Creature Feature: A Macroscopic Microbe
June 23, 2022
I just saw this paper and it made me really excited, so here's a Creature Feature fueled by pure biology hype!
Today's Featured Creature is Thiomargarita magnifica, a species of bacteria described in a paper by Volland et al. that was just published today in Science. The bacteria live in mangrove leaf litter in Guadeloupe and survive by oxidizing sulfur. The genus name Thiomargarita means sulfur pearl, referring to the appearance of the cells. The sulfur particles they contain give them an iridescent sheen.
The species was discovered in 2009 by Dr. Olivier Gros, who originally thought it was a fungus. That may seem like a weird mistake to make; after all, microscopic fungi exist, but how would you get a eukaryote and a prokaryote confused?
The problem is that individual T. magnifica cells look like long filaments that can grow up to 2 centimeters long. Centimeters.
Photo of T. magnifica cells
T. magnifica next to a dime for scale. Photo: Tomas Tyml/Lawrence Berkeley National Laboratory
It took several years of research for one of Gros' colleages, Dr. Silvina González Rizzo, to confirm that these filaments are actually bacteria (and that one filament is indeed one cell). She also named the species; she said she chose the species name magnifica "because magnus in Latin means big and I think it’s gorgeous, like the French word magnifique."
T. magnifica's size already makes it quite the special bug. Another Thiomargarita species, T. nabimiensis, was previously the largest known bacterium, but it clocked in at a record size of 0.75mm; T. magnifica dwarfs it and then some. And, as Gros' student Jean-Marie Volland would find out, there's even more to it on the inside!
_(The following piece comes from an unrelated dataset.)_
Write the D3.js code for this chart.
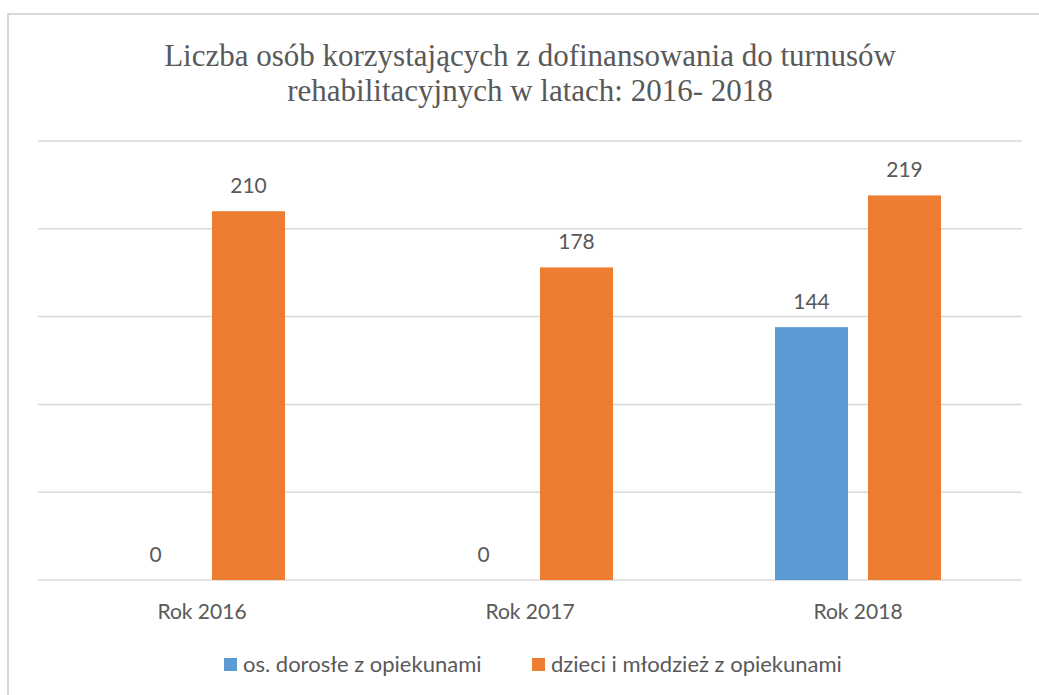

The majority of the cell is occupied by what is essentially a large water balloon, referred to as a vacuole. T. nabimiensis also contains a vacuole, which is hypothesized to be responsible for its size. The vacuole allows the cell to grow large without having a proportionally large amount of cytoplasm, and it stores nitrates (the compound it needs to generate energy) that allow it to withstand long periods of starvation. The vacuole in T. magnifica may serve a similar purpose.
The cytoplasm, which is squished between the cell wall and the vacuole, contains the cell's DNA and ribosomes (the cell's protein makers). The DNA and ribosomes are free-floating in most bacteria, with the DNA contained in circular chromosomes. In T. magnifica, however, the DNA and ribosomes are contained in membrane-bound compartments that the biologists dubbed pepins, after fruit seeds (think pepitas). This poses a bit of a problem for our current definition of prokaryotes, which states that they don't have membrane-bound organelles!
T. magnifica also has a fittingly large genome, consisting of 11 million base pairs with at least 11,000 genes. (Bacteria usually have about a third of that many genes). On top of that, it exhibits extreme polyploidy, meaning that it contains multiple copies of its genome - hundreds of thousands of copies, specifically.
Microscope photo of T. magnifica
A single T. magnifica cell. Photo: Jean-Marie Volland/Lawrence Berkeley National Laboratory
A discovery this extraordinary has left the researchers with a whole stack of research questions. The role of T. magnifica and its chemosynthetic abilities in its ecosystem is unknown. It's also not known whether its sulfur-rich habitat contributes (or is essential) to its size. The pepins pose another mystery: individual pepins weren't sequenced, so it's undetermined whether each pepin contains the same mix of DNA, ribosomes, and protein. If they do, it's unknown whether one pepin corresponds to one copy of the genome, or if there are more. The precise function of pepins, their formation and mechanisms, and whether they occur in other species of bacteria are also all open questions.
And, of course, there's the evolutionary speculation. Some people have already posited theories about these bacteria being a "missing link," a transitional prokaryotic-eukaryotic organism. Others have refuted these theories. If I may editorialize, I agree with the latter camp here; I think the idea that a bacterium could only be "advanced" as part of a grand evolutionary plan to eventually become eukaryotic is insulting to bacteria and just bad science. (There's a lot of bad science in evolutionary biology, but I digress.)
I once heard an analogy that studying natural science is like watching a sport you're not familiar with and trying to deduce the rules just from what happens in a game. Once again, humanity's attempts to neatly categorize the world have been foiled, everything we thought we knew is imploding, and that's great. (Really!) Given the mind-blowingly large amount of bacteria out there, I don't think T. magnifica is unique, and the authors agree: "The discovery of Thiomargarita magnifica suggests that bigger and more complex bacteria could be hiding in plain sight," they conclude.
I used this article and this press release for background information.